By Leroy Douresseaux
May 26, 2010 - 20:09
|Saturn Apartments Volume 1 cover image is courtesy of barnesandnoble.com.|
Rated “T” for “Teen”
In the future, humanity abandons the earth in order to preserve it, and no one is allowed to return to the surface of the planet because it is now a nature preserve. People live in a gigantic structure that forms a ring around the earth, 35 kilometers in the sky – in the stratosphere. The ring is a huge apartment complex, and even this kind of apartment complex needs window washers. This is the story of the newest window washer, Mitsu.
In Saturn Apartments, Vol. 1, Mitsu, the son of a window washer who died on the job in a mysterious accident, graduates from junior high school. Mitsu, an orphan, decides to take on his father’s occupation.

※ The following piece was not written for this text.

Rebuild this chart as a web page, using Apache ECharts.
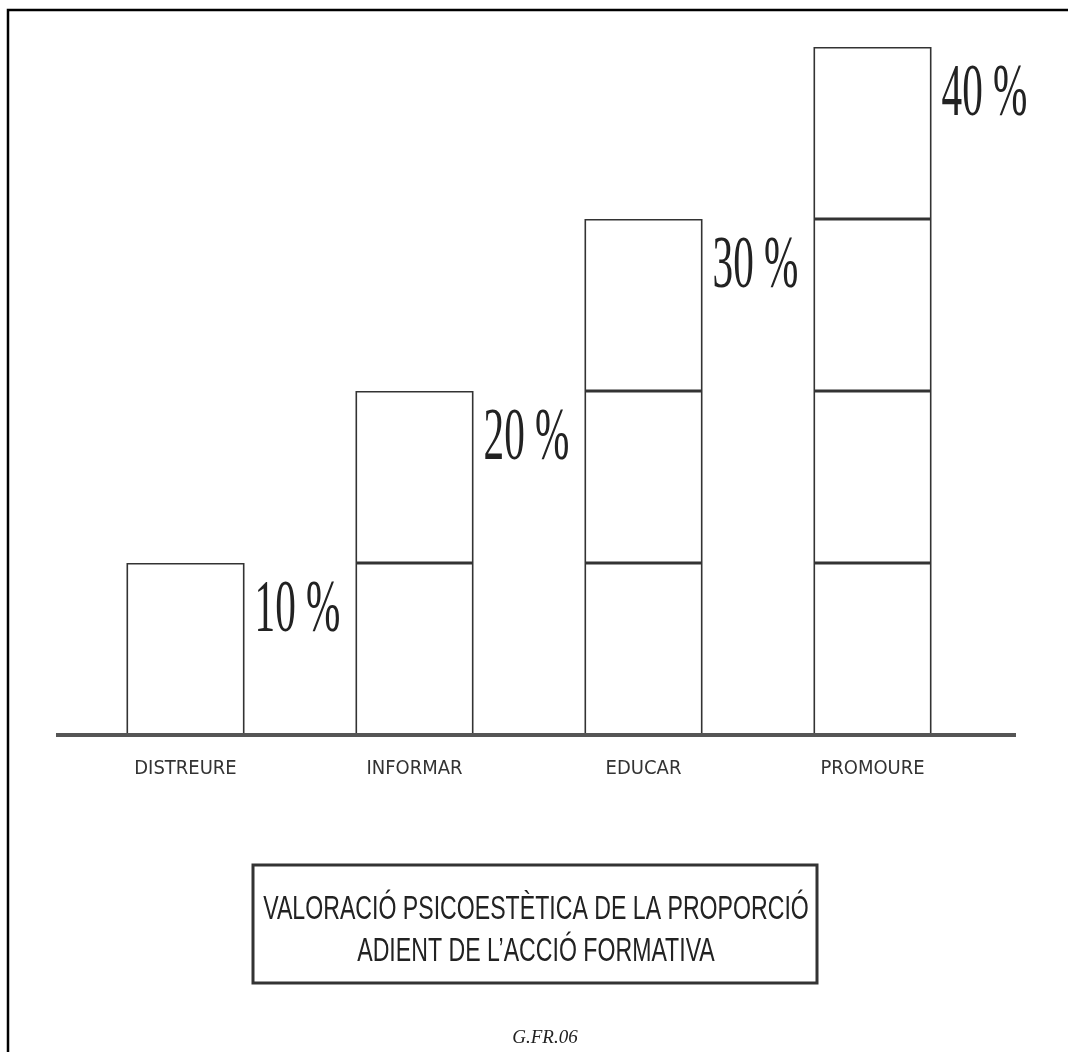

He struggles with the transition to working life, but Jin, a veteran window washer who knew his father, becomes Mitsu’s partner. Not all of his new coworkers are thrilled with Mitsu, however, and some consider him to be pampered. Mitsu does make some interesting acquaintances, including a damage inspector named Sachi and her rambunctious cat, Miyuki.
THE LOWDOWN: After only one volume, it is too early to give a hard grade to Saturn Apartments, which isn’t the best title for this series. For a science fiction narrative, it has a surprisingly whimsical nature and a natural inquisitiveness about it. Hisae Iwaoka’s graphic storytelling reminds me of 1970s and 80s era Moebius and also Kozue Amano’s graphic storytelling in the manga, Aqua.
I suspect that future storylines will deal with class issues. The ring is a highly-stratified social structure and is divided into three levels: upper, middle, and lower. Lowly window washers and other poor folk live on the lower level, where the windows are rarely cleaned because of the danger involved in cleaning them. In spite of its soft beginning, I hope that Saturn Apartments will feature ambitious storytelling.
POSSIBLE AUDIENCE: A VIZ Signature title, Saturn Apartments is rated for teen readers, but even younger readers may identify with Mitsu and enjoy following him.